The Eschaton Is Nigh

There's an upside to ditching 90% of your paperback collection and going all digital without really cataloging anything: in the past few years, I've been inadvertently afforded the pleasure of rereading some pretty great stuff. 

I forget; I download again; I find out three pages in. This time it was Frederik Pohl's Eschaton series: The Other End of Time, The Siege of Eternity, and The Far Shore of Time.

The Eschaton books are eminently readable but treat on some fairly hard scifi tropes: the politics of first contact, human rights issues, and of course theoretical and speculative physics (matter/antimatter transfer, cosmological theories, and more.) It's thoroughly engaging, even on the second pass.
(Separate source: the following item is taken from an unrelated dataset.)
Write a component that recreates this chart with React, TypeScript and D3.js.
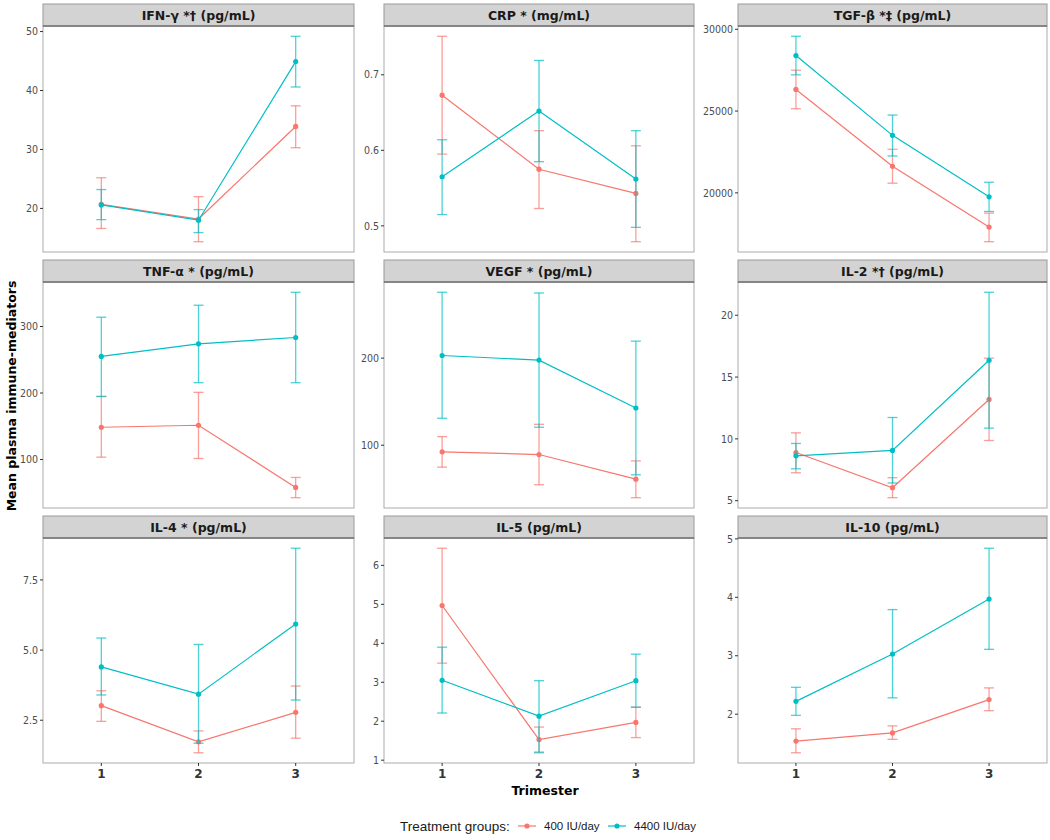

Frederik Pohl wrote for many, many years and won pretty much every science fiction award there is. His work spanned the decades between the 1950's and his death last year in 2013 and garnered him Hugos, Nebulas, National Book Awards, Loci, and many others. 
(For those hands-busy days, Sci-Fi-London offers this great collection of radio dramas based on classic stories by Frederik Pohl and Isaac Asimov. )


Back to the Eschaton books, though. This trilogy is a later work; I was able to find full, uncropped, untreated digital versions of John Harris' cover paintings. This is a great thing, since Tor's crop job on the second of these was pretty brutal.



John Harris' original cover painting for The Other End of Time, published by Tor in 1996.




Harris' painting for the second of the trilogy, The Siege of Eternity, published in 1997.




And the third, The Far Shore of Time, released in 1999.